Senator MILLINER -I said only that I had heard it; I did not say whether or not it was right.

Senator Cavanagh - I told you.

Senator MILLINER - Did you? Senator Wright's criticism falls to the ground. He is wrong to criticise the judiciary. I was amazed also to hear Senator Greenwood say that as a result of his experience as Attorney-General -

Senator McManus - Senator Wrightwould make a good judge. I mean that. Why not appoint him?
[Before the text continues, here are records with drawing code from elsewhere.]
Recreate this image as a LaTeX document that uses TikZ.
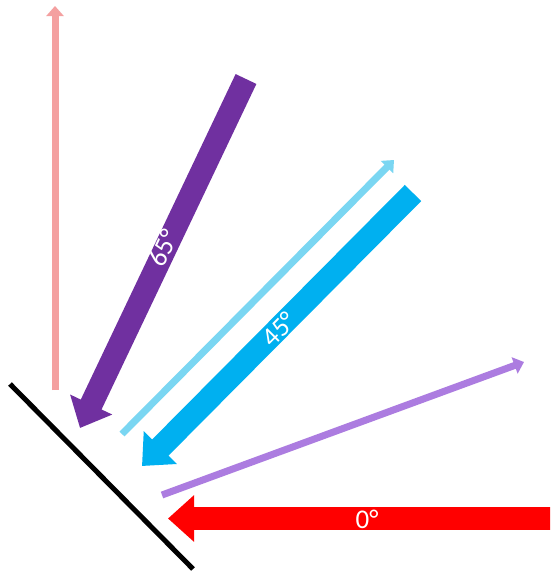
\documentclass[tikz,border=0pt]{standalone}
\usepackage{fontspec}
\setmainfont{Carlito}
\usetikzlibrary{arrows.meta}
\definecolor{pinkray}{HTML}{F4A0A0}
\definecolor{purplethick}{HTML}{7030A0}
\definecolor{cyanthin}{HTML}{7AD6F2}
\definecolor{bluethick}{HTML}{00B0F0}
\definecolor{purplethin}{HTML}{AC7CE0}
\definecolor{redthick}{HTML}{FF0000}
\tikzset{
  thinray/.style={line width=7pt, -{Triangle[width=17pt,length=10pt]}},
  thickray/.style={line width=23pt, -{Triangle[width=45pt,length=26pt]}},
  anglelabel/.style={text=white, font=\fontsize{27}{29}\selectfont, inner sep=0pt},
  mirror/.style={line width=5pt, black}
}
\begin{document}
\begin{tikzpicture}[x=1pt,y=-1pt]
\useasboundingbox (0,0) rectangle (550,574);
\clip (0,0) rectangle (550,574);
\fill[white] (0,0) rectangle (550,574);
% mirror
\coordinate (m1) at (10,384);
\coordinate (m2) at (193,569);
\draw[mirror] (m1) -- (m2);
% pink vertical reflected ray
\coordinate (p1) at (55,390);
\coordinate (p2) at (55,6);
\draw[thinray, pinkray] (p1) -- (p2);
% purple 65 incident
\coordinate (a1) at (246,79);
\coordinate (a2) at (80,428);
\draw[thickray, purplethick] (a1) -- (a2);
\node[anglelabel, rotate=64.6] (l65) at (163,248) {65°};
% cyan reflected
\coordinate (c1) at (122,434);
\coordinate (c2) at (394,160);
\draw[thinray, cyanthin] (c1) -- (c2);
% blue 45 incident
\coordinate (b1) at (413,193);
\coordinate (b2) at (142,466);
\draw[thickray, bluethick] (b1) -- (b2);
\node[anglelabel, rotate=45] (l45) at (279,329) {45°};
% light purple reflected
\coordinate (d1) at (162,495);
\coordinate (d2) at (524,362);
\draw[thinray, purplethin] (d1) -- (d2);
% red 0 incident
\coordinate (r1) at (560,518.5);
\coordinate (r2) at (168,518.5);
\draw[thickray, redthick] (r1) -- (r2);
\node[anglelabel] (l0) at (367,519) {0°};
\end{tikzpicture}
\end{document}
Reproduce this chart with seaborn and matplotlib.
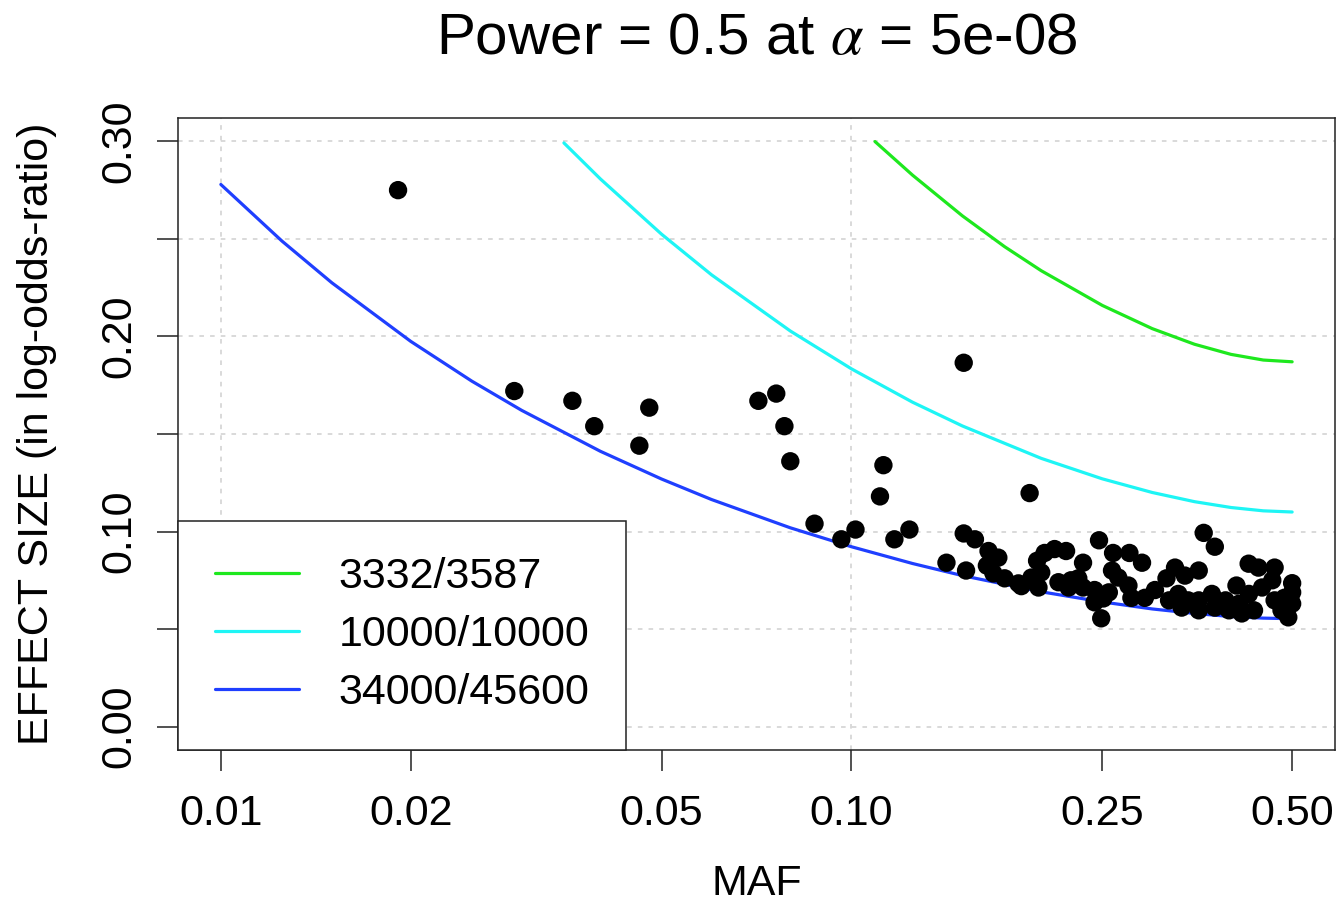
"""
Power curves: effect size detectable at power 0.5, alpha 5e-08
"""

import matplotlib.pyplot as plt
import seaborn as sns
import pandas as pd
from matplotlib.ticker import FixedLocator, NullLocator

sns.set_theme(style="white")
plt.rcParams["font.family"] = ["Liberation Sans", "DejaVu Sans"]
plt.rcParams["mathtext.fontset"] = "stix"
for key in ["text.color", "axes.labelcolor", "xtick.color", "ytick.color"]:
    plt.rcParams[key] = "black"

# curve values
maf_curve_small = [0.109, 0.125, 0.15, 0.175, 0.2, 0.25, 0.3, 0.35, 0.4, 0.45, 0.5]
eff_curve_small = [0.2999, 0.2827, 0.2618, 0.2460, 0.2337, 0.2159, 0.2040, 0.1960, 0.1908, 0.1879, 0.1870]

maf_curve_mid = [0.035, 0.04, 0.05, 0.06, 0.08, 0.1, 0.125, 0.15, 0.2, 0.25, 0.3, 0.35, 0.4, 0.45, 0.5]
eff_curve_mid = [0.2992, 0.2807, 0.2524, 0.2316, 0.2028, 0.1834, 0.1663, 0.1541, 0.1375, 0.1270,
                 0.1200, 0.1153, 0.1123, 0.1106, 0.1100]

maf_curve_big = [0.01, 0.0125, 0.015, 0.02, 0.025, 0.03, 0.04, 0.05, 0.06, 0.08, 0.1, 0.125,
                 0.15, 0.2, 0.25, 0.3, 0.35, 0.4, 0.45, 0.5]
eff_curve_big = [0.2779, 0.2489, 0.2275, 0.1975, 0.1771, 0.1621, 0.1411, 0.1269, 0.1164, 0.1019,
                 0.0922, 0.0836, 0.0774, 0.0691, 0.0639, 0.0603, 0.0580, 0.0564, 0.0556, 0.0553]

curve_labels = ["3332/3587", "10000/10000", "34000/45600"]
curve_colors = ["#1EE81E", "#1EF5F5", "#1F3FFF"]

# observed SNPs
snp_maf = [0.0191, 0.0292, 0.0361, 0.0391, 0.0461, 0.0478, 0.0712, 0.0760, 0.0783, 0.0800,
           0.0874, 0.0964, 0.1015, 0.1110, 0.1124, 0.1170, 0.1236, 0.1415, 0.1507, 0.1507,
           0.1570, 0.1520, 0.1650, 0.1710, 0.1640, 0.1680, 0.1750, 0.1840, 0.1860, 0.1917,
           0.1930, 0.1970, 0.1980, 0.2000, 0.2025, 0.2100, 0.2130, 0.2190, 0.2210, 0.2230,
           0.2290, 0.2330, 0.2330, 0.2430, 0.2430, 0.2470, 0.2490, 0.2510, 0.2560, 0.2600,
           0.2590, 0.2650, 0.2750, 0.2760, 0.2780, 0.2890, 0.2920, 0.3030, 0.3160, 0.3190,
           0.3260, 0.3300, 0.3340, 0.3380, 0.3420, 0.3555, 0.3555, 0.3555, 0.3620, 0.3730,
           0.3770, 0.3770, 0.3920, 0.3970, 0.4080, 0.4120, 0.4160, 0.4266, 0.4270, 0.4350,
           0.4420, 0.4480, 0.4650, 0.4690, 0.4690, 0.4810, 0.4860, 0.4930, 0.5000, 0.5000,
           0.5000]
snp_eff = [0.275, 0.172, 0.167, 0.154, 0.144, 0.1635, 0.167, 0.1707, 0.154, 0.136,
           0.104, 0.096, 0.101, 0.118, 0.134, 0.096, 0.101, 0.084, 0.1865, 0.099,
           0.096, 0.080, 0.090, 0.0866, 0.0825, 0.0785, 0.076, 0.0734, 0.072, 0.1197,
           0.0764, 0.085, 0.0713, 0.079, 0.089, 0.091, 0.074, 0.090, 0.0713, 0.075,
           0.076, 0.084, 0.0713, 0.070, 0.0637, 0.0955, 0.0555, 0.0657, 0.0688, 0.089,
           0.080, 0.0764, 0.0723, 0.089, 0.066, 0.084, 0.066, 0.070, 0.076, 0.0647,
           0.0815, 0.068, 0.061, 0.0774, 0.0647, 0.080, 0.0647, 0.0596, 0.0993, 0.068,
           0.0922, 0.061, 0.0647, 0.0596, 0.0723, 0.063, 0.058, 0.0835, 0.068, 0.0596,
           0.0815, 0.0713, 0.075, 0.0815, 0.0647, 0.0596, 0.066, 0.056, 0.0735, 0.0688,
           0.063]

x_ticks = [0.01, 0.02, 0.05, 0.10, 0.25, 0.50]
x_tick_labels = ["0.01", "0.02", "0.05", "0.10", "0.25", "0.50"]
y_ticks = [0.00, 0.05, 0.10, 0.15, 0.20, 0.25, 0.30]
y_tick_labels = ["0.00", "", "0.10", "", "0.20", "", "0.30"]
grid_x = [0.01, 0.10]


def plot_power(output_path="out.png"):
    fig = plt.figure(figsize=(13.4, 9.06), dpi=100)
    ax = fig.add_axes([0.1328, 0.1722, 0.8635, 0.6976])

    # dotted grid like R's grid()
    for gy in y_ticks:
        ax.axhline(gy, color="#D0D0D0", lw=1.1, ls=(0, (3, 4)), zorder=0)
    for gx in grid_x:
        ax.axvline(gx, color="#D0D0D0", lw=1.1, ls=(0, (3, 4)), zorder=0)

    curves = [
        (maf_curve_small, eff_curve_small),
        (maf_curve_mid, eff_curve_mid),
        (maf_curve_big, eff_curve_big),
    ]
    for (mx, ey), lab, col in zip(curves, curve_labels, curve_colors):
        df = pd.DataFrame({"MAF": mx, "EFF": ey})
        sns.lineplot(data=df, x="MAF", y="EFF", color=col, lw=2.3,
                     label=lab, ax=ax, zorder=2)

    pts = pd.DataFrame({"MAF": snp_maf, "EFF": snp_eff})
    sns.scatterplot(data=pts, x="MAF", y="EFF", color="black", s=175,
                    edgecolor="none", ax=ax, zorder=3)

    ax.set_xscale("log")
    ax.set_xlim(0.00855, 0.5848)
    ax.set_ylim(-0.012, 0.312)
    ax.xaxis.set_major_locator(FixedLocator(x_ticks))
    ax.xaxis.set_minor_locator(NullLocator())
    ax.set_xticklabels(x_tick_labels)
    ax.yaxis.set_major_locator(FixedLocator(y_ticks))
    ax.set_yticklabels(y_tick_labels, rotation=90, va="center")

    ax.tick_params(axis="both", which="major", direction="out", length=15,
                   width=1.1, color="#222222", labelsize=31, pad=13,
                   bottom=True, left=True)
    ax.tick_params(axis="x", pad=17)
    for sp in ax.spines.values():
        sp.set_visible(True)
        sp.set_color("#222222")
        sp.set_linewidth(1.1)

    ax.set_title(r"Power = 0.5 at $\alpha$ = 5e-08", fontsize=42, pad=46)
    ax.set_xlabel("MAF", fontsize=31, labelpad=21)
    ax.set_ylabel("EFFECT SIZE (in log-odds-ratio)", fontsize=31, labelpad=30)

    leg = ax.legend(loc="lower left", bbox_to_anchor=(0, 0), borderaxespad=0,
                    frameon=True, fancybox=False, framealpha=1, edgecolor="#222222",
                    fontsize=31, handlelength=1.95, handletextpad=0.93,
                    borderpad=0.85, labelspacing=0.42)
    leg.get_frame().set_linewidth(1.1)
    leg.set_zorder(5)

    fig.savefig(output_path, dpi=100)
    plt.close(fig)


plot_power()
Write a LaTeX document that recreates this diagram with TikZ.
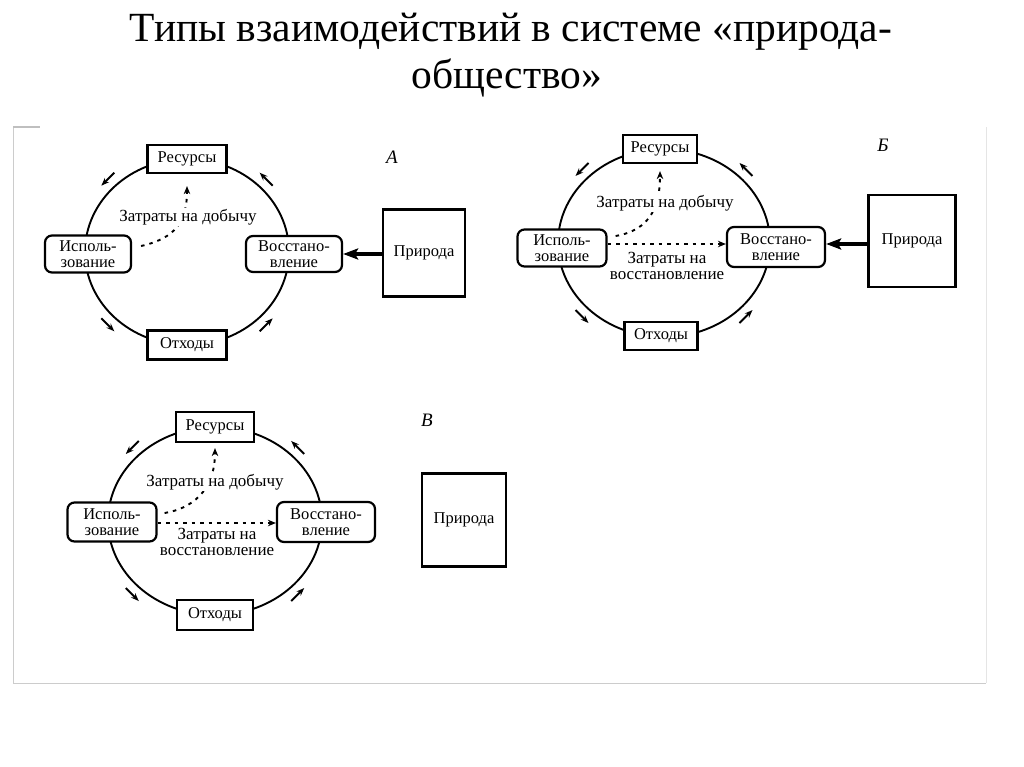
\documentclass[tikz,border=0pt]{standalone}
\usepackage{fontspec}
\setmainfont{Liberation Serif}
\usetikzlibrary{arrows.meta,calc}
\newcommand\cycarrows[4]{%
  \foreach \sx/\sy/\dx/\dy in {-1/-1/-1/1, 1/-1/-1/-1, -1/1/1/1, 1/1/1/-1}{%
    \draw[cyc] ({#1+\sx*0.707*(#3+10)-\dx*6.5},{#2+\sy*0.707*(#4+10)-\dy*6.5}) -- ++({\dx*13},{\dy*13});
  }}
\begin{document}
\begin{tikzpicture}[x=1pt,y=-1pt,
  lbl/.style={font=\fontsize{16.5}{15.5}\selectfont, align=center, inner sep=0pt},
  sq/.style={lbl, draw, line width=2.2pt, fill=white},
  rnd/.style={sq, rounded corners=7pt},
  ring/.style={line width=1.9pt},
  cyc/.style={line width=1.9pt, -{Stealth[length=8pt,width=6pt]}},
  dsh/.style={line width=1.9pt, dash pattern=on 3.5pt off 5pt, -{Stealth[length=8pt,width=6.5pt]}},
  big/.style={line width=4.2pt, -{Stealth[length=15pt,width=11pt,inset=3pt]}},
  cost/.style={font=\fontsize{17}{17}\selectfont, align=center, inner sep=1pt, fill=white},
  cost2/.style={font=\fontsize{17}{16}\selectfont, align=center, inner sep=0pt},
  tag/.style={font=\fontsize{19}{19}\selectfont\itshape},
  ttl/.style={font=\fontsize{41.5}{48}\selectfont, anchor=base}
]
\useasboundingbox (0,0) rectangle (1024,767);

% title
\node[ttl] (t1) at (511,42) {Типы взаимодействий в системе «природа-};
\node[ttl] (t2) at (507,89) {общество»};

% frame
\draw[gray!40, line width=1pt] (13,127) -- (13,683) -- (986,683);
\draw[gray!20, line width=1pt] (986,683) -- (986,127);
\draw[gray!50, line width=1.5pt] (13,127) -- (40,127);

% ---------- Panel A ----------
\draw[ring] (187,252) ellipse [x radius=102pt, y radius=93pt];
\node[sq, minimum width=79pt, minimum height=28pt] (aR) at (187,159) {Ресурсы};
\node[sq, minimum width=79pt, minimum height=29pt] (aO) at (187,345) {Отходы};
\node[rnd, minimum width=86pt, minimum height=37pt] (aI) at (88,254) {Исполь-\\зование};
\node[rnd, minimum width=96pt, minimum height=36pt] (aV) at (294,254) {Восстано-\\вление};
\node[sq, minimum width=82pt, minimum height=87pt] (aP) at (424,253) {Природа};
\node[tag] (aT) at (392,157) {А};
\draw[dsh] ([xshift=9pt,yshift=8pt]aI.east) .. controls +(35,-8) and +(0,35) .. ([yshift=-12pt]aR.south);
\node[cost] (aC) at (188,217) {Затраты на добычу};
\draw[big] (aP.west |- aV.east) -- (aV.east);
\cycarrows{187}{252}{102}{93}

% ---------- Panel B ----------
\draw[ring] (664,243) ellipse [x radius=106pt, y radius=94pt];
\node[sq, minimum width=74pt, minimum height=28pt] (bR) at (660,149) {Ресурсы};
\node[sq, minimum width=73pt, minimum height=28pt] (bO) at (661,336) {Отходы};
\node[rnd, minimum width=89pt, minimum height=37pt] (bI) at (562,248) {Исполь-\\зование};
\node[rnd, minimum width=98pt, minimum height=40pt] (bV) at (776,247) {Восстано-\\вление};
\node[sq, minimum width=87pt, minimum height=92pt] (bP) at (912,241) {Природа};
\node[tag] (bT) at (883,145) {Б};
\draw[dsh] ([xshift=8pt,yshift=12pt]bI.east) .. controls +(35,-6) and +(0,35) .. ([yshift=-7pt]bR.south);
\node[cost] (bC) at (665,203) {Затраты на добычу};
\coordinate (bs) at ([yshift=4pt]bI.east);
\draw[dsh] (bs) -- (bs -| bV.west);
\node[cost2] (bD) at (667,266) {Затраты на\\восстановление};
\draw[big] (bP.west |- bs) -- (bV.east |- bs);
\cycarrows{664}{243}{106}{94}

% ---------- Panel C ----------
\draw[ring] (215,521) ellipse [x radius=107pt, y radius=94pt];
\node[sq, minimum width=78pt, minimum height=30pt] (cR) at (215,427) {Ресурсы};
\node[sq, minimum width=76pt, minimum height=30pt] (cO) at (215,615) {Отходы};
\node[rnd, minimum width=89pt, minimum height=39pt] (cI) at (112,522) {Исполь-\\зование};
\node[rnd, minimum width=98pt, minimum height=40pt] (cV) at (326,522) {Восстано-\\вление};
\node[sq, minimum width=84pt, minimum height=93pt] (cP) at (464,520) {Природа};
\node[tag] (cT) at (427,420) {В};
\draw[dsh] ([xshift=7pt,yshift=9pt]cI.east) .. controls +(35,-6) and +(0,35) .. ([yshift=-5pt]cR.south);
\node[cost] (cC) at (215,482) {Затраты на добычу};
\coordinate (cs) at ([yshift=-1pt]cI.east);
\draw[dsh] (cs) -- (cs -| cV.west);
\node[cost2] (cD) at (217,542) {Затраты на\\восстановление};
\cycarrows{215}{521}{107}{94}
\end{tikzpicture}
\end{document}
Senator MILLINER - Senator McManuswill be appointed to the Vatican shortly. That will fix him. Senator Greenwood said that as a result of his short- thank goodness- term as AttorneyGeneral he was not sure that these judges had been overworked, or words to that effect. He said it in a very kindly way. Nevertheless, the inference was that they were not at all times fully occupied in the Industrial Court. That would be true. I say that for an entirely different reason from Senator Greenwood's reason. I believe that he, with his legal training, should know that all judges in all jurisdictions are required to continue their research into every field of endeavour in the legal profession. While they may not be engaged 100 percent in the duties for which they were appointed, it does not necessarily follow that they are not working. Senator Greenwood said, in his ignorance of the whole system of arbitration, that because an Industrial Court judge is not working full time in administering the affairs of the Industrial Court, he is not working. How do you, Mr ex-Attorney-General, know that the judge of the Industrial Court is not out doing splendid work resolving disputes? Do you, Mr ex-Attorney-General, know on how many occasions unions and employers are in conference, they cannot resolve a particular difficulty, they do not want to apply to the Industrial Court, so they seek the assistance of a judge of the Industrial Court to resolve their difficulties? You would not know the first thing about it. What do you think the Queensland Industrial Court did in the Mount Isa Mines dispute, which went on for 9 months? I, or anybody else who was associated with that dispute, could tell you that a member of the Queensland Industrial Court continually went to Mount Isa during those 9 months in an endeavour to settle that dispute.

Senator Greenwood - I think that you are confusing the issue.

Senator MILLINER - The honourable senator said all these things. Now he is being told the situation. The insertion of the clause does not necessarily mean that we will appoint another 10, 12 or any other number of judges. It is there in the event of its being necessary to appoint additional judges. I believe that it is an appropriate way to amend the Act.